begin Source data

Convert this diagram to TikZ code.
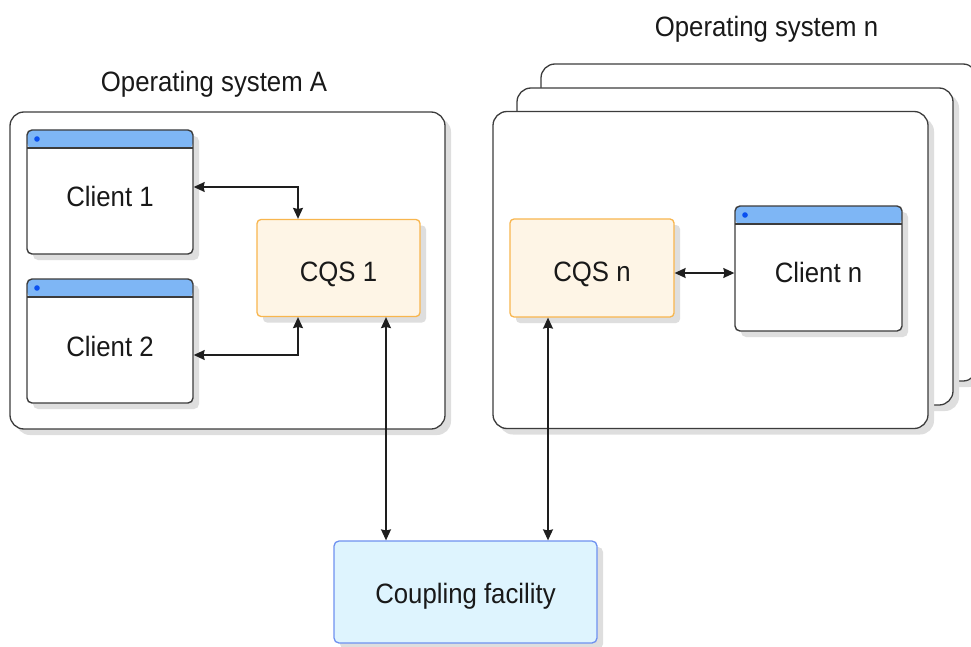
\documentclass[tikz,border=0pt]{standalone}
\usepackage{fontspec}
\setmainfont[FakeStretch=0.92]{Liberation Sans}
\usetikzlibrary{arrows.meta,shadows}

\definecolor{hdr}{RGB}{126,182,245}
\definecolor{dotc}{RGB}{10,80,240}
\definecolor{cqsfill}{RGB}{254,245,230}
\definecolor{cqsdraw}{RGB}{248,182,78}
\definecolor{cffill}{RGB}{222,244,254}
\definecolor{cfdraw}{RGB}{110,145,240}
\definecolor{edge}{RGB}{60,60,60}
\definecolor{arrc}{RGB}{30,30,30}
\definecolor{shdc}{RGB}{222,222,222}
\definecolor{txt}{RGB}{25,25,25}

\begin{document}
\begin{tikzpicture}[x=1pt,y=-1pt,
  font=\fontsize{28}{33}\selectfont, text=txt,
  shd/.style={drop shadow={shadow xshift=6pt,shadow yshift=-6pt,fill=shdc,opacity=1}},
  osbox/.style={draw=edge,line width=1.3pt,fill=white,rounded corners=14pt,shd,
    minimum width=435pt,minimum height=317pt,inner sep=0pt},
  win/.style={draw=edge,line width=1.4pt,fill=white,rounded corners=5pt,shd,
    minimum width=166pt,minimum height=124pt,inner sep=0pt,text height=30pt,text depth=0pt,
    path picture={
      \fill[hdr] (path picture bounding box.north west) rectangle ([yshift=-18pt]path picture bounding box.north east);
      \draw[edge,line width=1.4pt] ([yshift=-18pt]path picture bounding box.north west) -- ([yshift=-18pt]path picture bounding box.north east);
      \fill[dotc] ([xshift=10pt,yshift=-9pt]path picture bounding box.north west) circle (2.8pt);
    }},
  cqs/.style={draw=cqsdraw,line width=1.3pt,fill=cqsfill,rounded corners=4pt,shd,
    minimum width=163pt,minimum height=97pt,inner sep=0pt,text height=26pt,text depth=0pt},
  cfbox/.style={draw=cfdraw,line width=1.3pt,fill=cffill,rounded corners=5pt,shd,
    minimum width=263pt,minimum height=102pt,inner sep=0pt,text height=22pt,text depth=0pt},
  arr/.style={draw=arrc,line width=1.3pt,
    arrows={Stealth[length=11pt,width=10pt,inset=1.2pt]-Stealth[length=11pt,width=10pt,inset=1.2pt]}},
  lab/.style={anchor=base,inner sep=0pt}
]
\useasboundingbox (0,0) rectangle (971,647);

% operating system boxes
\node[osbox] (osA) at (227.5,270.5) {};
\node[osbox,minimum width=436pt] (osN3) at (759,222.5) {};
\node[osbox,minimum width=436pt] (osN2) at (735,246.5) {};
\node[osbox] (osN1) at (710.5,270) {};

\node[lab] (labA) at (214,92) {Operating system A};
\node[lab] (labN) at (766.5,37) {Operating system n};

% clients and servers
\node[win] (c1) at (110,192) {Client 1};
\node[win] (c2) at (110,341) {Client 2};
\node[cqs] (cqs1) at (338.5,268) {CQS 1};
\node[cqs,minimum width=164pt,minimum height=98pt] (cqsn) at (592,268) {CQS n};
\node[win,minimum width=167pt,minimum height=125pt,text height=27pt] (cn) at (818.5,268.5) {Client n};
\node[cfbox] (cf) at (465.5,592) {Coupling facility};

% connectors
\draw[arr] ([yshift=5pt]c1.east) -| ([xshift=-40.5pt]cqs1.north);
\draw[arr] ([yshift=-14pt]c2.east) -| ([xshift=-40.5pt]cqs1.south);
\draw[arr] ([xshift=47.5pt]cqs1.south) -- ([xshift=47.5pt]cqs1.south |- cf.north);
\draw[arr] ([xshift=-44pt]cqsn.south) -- ([xshift=-44pt]cqsn.south |- cf.north);
\draw[arr] ([yshift=-5pt]cqsn.east) -- ([yshift=-5pt]cqsn.east -| cn.west);
\end{tikzpicture}
\end{document}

end Source data

*Requirement*:
Every line above should be returned exactly; the pictures stay out.

*Correct output*:
Convert this diagram to TikZ code.
\documentclass[tikz,border=0pt]{standalone}
\usepackage{fontspec}
\setmainfont[FakeStretch=0.92]{Liberation Sans}
\usetikzlibrary{arrows.meta,shadows}

\definecolor{hdr}{RGB}{126,182,245}
\definecolor{dotc}{RGB}{10,80,240}
\definecolor{cqsfill}{RGB}{254,245,230}
\definecolor{cqsdraw}{RGB}{248,182,78}
\definecolor{cffill}{RGB}{222,244,254}
\definecolor{cfdraw}{RGB}{110,145,240}
\definecolor{edge}{RGB}{60,60,60}
\definecolor{arrc}{RGB}{30,30,30}
\definecolor{shdc}{RGB}{222,222,222}
\definecolor{txt}{RGB}{25,25,25}

\begin{document}
\begin{tikzpicture}[x=1pt,y=-1pt,
  font=\fontsize{28}{33}\selectfont, text=txt,
  shd/.style={drop shadow={shadow xshift=6pt,shadow yshift=-6pt,fill=shdc,opacity=1}},
  osbox/.style={draw=edge,line width=1.3pt,fill=white,rounded corners=14pt,shd,
    minimum width=435pt,minimum height=317pt,inner sep=0pt},
  win/.style={draw=edge,line width=1.4pt,fill=white,rounded corners=5pt,shd,
    minimum width=166pt,minimum height=124pt,inner sep=0pt,text height=30pt,text depth=0pt,
    path picture={
      \fill[hdr] (path picture bounding box.north west) rectangle ([yshift=-18pt]path picture bounding box.north east);
      \draw[edge,line width=1.4pt] ([yshift=-18pt]path picture bounding box.north west) -- ([yshift=-18pt]path picture bounding box.north east);
      \fill[dotc] ([xshift=10pt,yshift=-9pt]path picture bounding box.north west) circle (2.8pt);
    }},
  cqs/.style={draw=cqsdraw,line width=1.3pt,fill=cqsfill,rounded corners=4pt,shd,
    minimum width=163pt,minimum height=97pt,inner sep=0pt,text height=26pt,text depth=0pt},
  cfbox/.style={draw=cfdraw,line width=1.3pt,fill=cffill,rounded corners=5pt,shd,
    minimum width=263pt,minimum height=102pt,inner sep=0pt,text height=22pt,text depth=0pt},
  arr/.style={draw=arrc,line width=1.3pt,
    arrows={Stealth[length=11pt,width=10pt,inset=1.2pt]-Stealth[length=11pt,width=10pt,inset=1.2pt]}},
  lab/.style={anchor=base,inner sep=0pt}
]
\useasboundingbox (0,0) rectangle (971,647);

% operating system boxes
\node[osbox] (osA) at (227.5,270.5) {};
\node[osbox,minimum width=436pt] (osN3) at (759,222.5) {};
\node[osbox,minimum width=436pt] (osN2) at (735,246.5) {};
\node[osbox] (osN1) at (710.5,270) {};

\node[lab] (labA) at (214,92) {Operating system A};
\node[lab] (labN) at (766.5,37) {Operating system n};

% clients and servers
\node[win] (c1) at (110,192) {Client 1};
\node[win] (c2) at (110,341) {Client 2};
\node[cqs] (cqs1) at (338.5,268) {CQS 1};
\node[cqs,minimum width=164pt,minimum height=98pt] (cqsn) at (592,268) {CQS n};
\node[win,minimum width=167pt,minimum height=125pt,text height=27pt] (cn) at (818.5,268.5) {Client n};
\node[cfbox] (cf) at (465.5,592) {Coupling facility};

% connectors
\draw[arr] ([yshift=5pt]c1.east) -| ([xshift=-40.5pt]cqs1.north);
\draw[arr] ([yshift=-14pt]c2.east) -| ([xshift=-40.5pt]cqs1.south);
\draw[arr] ([xshift=47.5pt]cqs1.south) -- ([xshift=47.5pt]cqs1.south |- cf.north);
\draw[arr] ([xshift=-44pt]cqsn.south) -- ([xshift=-44pt]cqsn.south |- cf.north);
\draw[arr] ([yshift=-5pt]cqsn.east) -- ([yshift=-5pt]cqsn.east -| cn.west);
\end{tikzpicture}
\end{document}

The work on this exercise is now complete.